Fragments of time and space
By Alan Yuen
The Southeast Asian Short Film Competition is a cross-section of a complex region. This year, 17 films spanning eight countries explore ideas such as the dissolution of a marriage, the self-reflexivity of film production and an investigation of alternative history. Such is the diversity of the lineup, that trying to hastily discuss all films in one review threatens to flatten its complexity. In effect, it would be like a whistlestop tour through a region, rather than being embedded in one place long enough to appreciate its nuances. And so, this review will focus on two films that stood out, Filipiñana and To Calm the Pig Inside. Both were powerful films from the Philippines that focused on economic disparity in the country.
Filipiñana is set in a dream-like golf course on an idyllic day. The film follows Isabel, the new tee-girl at a country club. She spends her days sitting on a stool teeing up golf balls at a driving range. The golfers practice their shots, apathetic to the danger of swinging golf clubs inches away from the tee-girls’ faces. The power dynamic between tee-girls and golfers quickly becomes clear. In one shot, the tee-girl is framed sitting between the golfers leg, à la the famous shot in The Graduate. With quick strokes, Rafael Manuel establishes the mind-numbing monotony of the tee-girl’s job, and the social hierarchies of the country club. Castes divided according to the colour of their uniform. The tee-girls, at the bottom, are dressed in blue. Above them are the pink-uniformed caddies. And at the top are the golfers, dressed in bleached white clothes. There is an eerie sameness to this world, not just in their uniform, but in the way movement seems choreographed, from golf balls being whacked to the golfers’ wives turning the page of a magazine.
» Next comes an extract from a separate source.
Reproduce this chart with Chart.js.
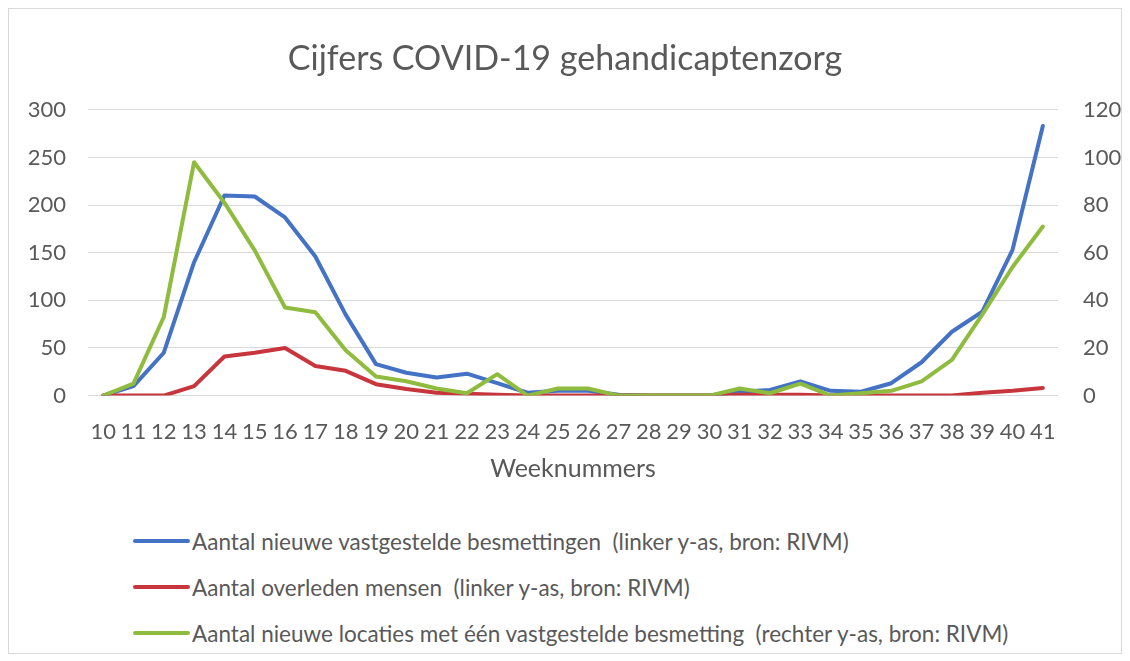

Everyone moves in tandem, except for Isabel. She strays from her duties, taking long smoke breaks and frolicking in a bunker. She is a stranger in a strange land, an outsider struggling to adapt and understand her place in the social structure of the country club. As Isabel journeys through this world, the themes of exploitation and marginalisation become clear. Manuel tackles these ideas with wonderful specificity, using the golf course setting as a microcosm for the hierarchies in Philippine society. What is most disturbing is that even as Isabel attempts to rebel against the system, she’s surrounded by fellow tee-girls and caddies happy and content with their place in the milieu.
Filipiñana is set in the green expanse of the golf course. A playground for the rich. In contrast, To Calm the Pig Inside is a haunting look at the fallout from one of the worst natural disasters to hit the Philippines. A poetic and personal short film essay, To Calm the Pig Inside explores the devastating effect of Super Typhoon Haiyan, which in 2013 decimated swaths of Southeast Asia, particularly the Philippines. Joanna Vasquez Arong explores how the people of Tacloban, a small seaside city, coped with the trauma. She uses several mediums to show the devastation: black and white photography of the aftermath, phone footage of violent winds ripping up homes, and most disturbing of all, children’s drawings of their memories of the disaster. Over these haunting images, a narrator tells stories shared by locals as they recount their painful experience.
Arong’s approach is minimalistic. Time has subdued the visceral initial reactions, resulting in a more reflective film that nevertheless instils a feeling of hopelessness and horror. While the film focuses primarily on the physical and emotional trauma of the victims, it is also an indirect indictment of the corruption and government oversight that compounded the problem. Although never explicitly mentioned, it is clear that the typhoon disproportionately affected the poor: images of the wreckage reveal houses made with cheap and flimsy materials. No wonder they were easily blown away by the gusts. It also tells a story of negligence and lacklustre recovery efforts that reveal the real structure of societies, where the typhoon rendered millions homeless, leaving them alone to pick up the rubble.
Seen side by side, Filipiñana and To Calm the Pig Inside are powerful stories set on opposite ends of the economic spectrum. They provide a glimpse into another world, a fragment of time and space captured on celluloid. The films are also illustrative of the quality and breadth of the short film competition. Even within one country, the films astound in the scope of themes, style and subject matter. The diversity from the Philippines alone hints at the diversity of the whole slate of films, and the value to anyone who watches it.